▸ **AIM**:
Images are not part of the copy; transcribe all the data exactly.

▸ **SOURCE MATERIAL**:
◇ ◇ ◇ ◇
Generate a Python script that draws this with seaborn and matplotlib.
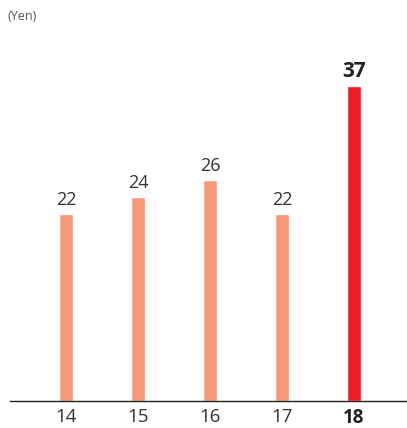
import matplotlib
matplotlib.use("Agg")
import matplotlib.pyplot as plt
import seaborn as sns
import pandas as pd

years = ["14", "15", "16", "17", "18"]
dividends = [22, 24, 26, 22, 37]
unit_label = "(Yen)"

sns.set_theme(style="white")
plt.rcParams["font.family"] = ["Open Sans", "DejaVu Sans"]

df = pd.DataFrame({"year": years, "value": dividends})
palette = ["#F79A7B"] * (len(years) - 1) + ["#EE1D25"]

fig = plt.figure(figsize=(4.07, 4.28), dpi=100)
ax = fig.add_axes([10 / 407, 27.5 / 428, 397 / 407, 380 / 428])

sns.barplot(data=df, x="year", y="value", hue="year", palette=palette,
            width=0.2, legend=False, ax=ax, saturation=1)

ax.set_xlim(-0.778, 4.736)
ax.set_ylim(0, 380 / 8.5)

text_color = "#333333"
last = len(years) - 1
for i, v in enumerate(dividends):
    bold = i == last
    ax.text(i, v + 0.5, f"{v}", ha="center", va="bottom",
            fontsize=15 if bold else 13, fontweight="bold" if bold else "normal",
            color="#222222" if bold else text_color)

ax.set_xticks(range(len(years)))
ax.set_xticklabels(years, fontsize=13.5, color=text_color)
ax.get_xticklabels()[last].set_fontweight("bold")
ax.get_xticklabels()[last].set_color("#222222")
ax.tick_params(axis="x", length=0, pad=5.5)
ax.set_yticks([])
ax.set_xlabel("")
ax.set_ylabel("")

for s in ["top", "left", "right"]:
    ax.spines[s].set_visible(False)
ax.spines["bottom"].set_color("#222222")
ax.spines["bottom"].set_linewidth(1.0)

fig.text(8 / 407, 1 - 17 / 428, unit_label, ha="left", va="center",
         fontsize=9, color="#555555")

fig.savefig("out.png", dpi=100)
◇ ◇ ◇ ◇
▸ **RESULT**:
Generate a Python script that draws this with seaborn and matplotlib.
import matplotlib
matplotlib.use("Agg")
import matplotlib.pyplot as plt
import seaborn as sns
import pandas as pd

years = ["14", "15", "16", "17", "18"]
dividends = [22, 24, 26, 22, 37]
unit_label = "(Yen)"

sns.set_theme(style="white")
plt.rcParams["font.family"] = ["Open Sans", "DejaVu Sans"]

df = pd.DataFrame({"year": years, "value": dividends})
palette = ["#F79A7B"] * (len(years) - 1) + ["#EE1D25"]

fig = plt.figure(figsize=(4.07, 4.28), dpi=100)
ax = fig.add_axes([10 / 407, 27.5 / 428, 397 / 407, 380 / 428])

sns.barplot(data=df, x="year", y="value", hue="year", palette=palette,
            width=0.2, legend=False, ax=ax, saturation=1)

ax.set_xlim(-0.778, 4.736)
ax.set_ylim(0, 380 / 8.5)

text_color = "#333333"
last = len(years) - 1
for i, v in enumerate(dividends):
    bold = i == last
    ax.text(i, v + 0.5, f"{v}", ha="center", va="bottom",
            fontsize=15 if bold else 13, fontweight="bold" if bold else "normal",
            color="#222222" if bold else text_color)

ax.set_xticks(range(len(years)))
ax.set_xticklabels(years, fontsize=13.5, color=text_color)
ax.get_xticklabels()[last].set_fontweight("bold")
ax.get_xticklabels()[last].set_color("#222222")
ax.tick_params(axis="x", length=0, pad=5.5)
ax.set_yticks([])
ax.set_xlabel("")
ax.set_ylabel("")

for s in ["top", "left", "right"]:
    ax.spines[s].set_visible(False)
ax.spines["bottom"].set_color("#222222")
ax.spines["bottom"].set_linewidth(1.0)

fig.text(8 / 407, 1 - 17 / 428, unit_label, ha="left", va="center",
         fontsize=9, color="#555555")

fig.savefig("out.png", dpi=100)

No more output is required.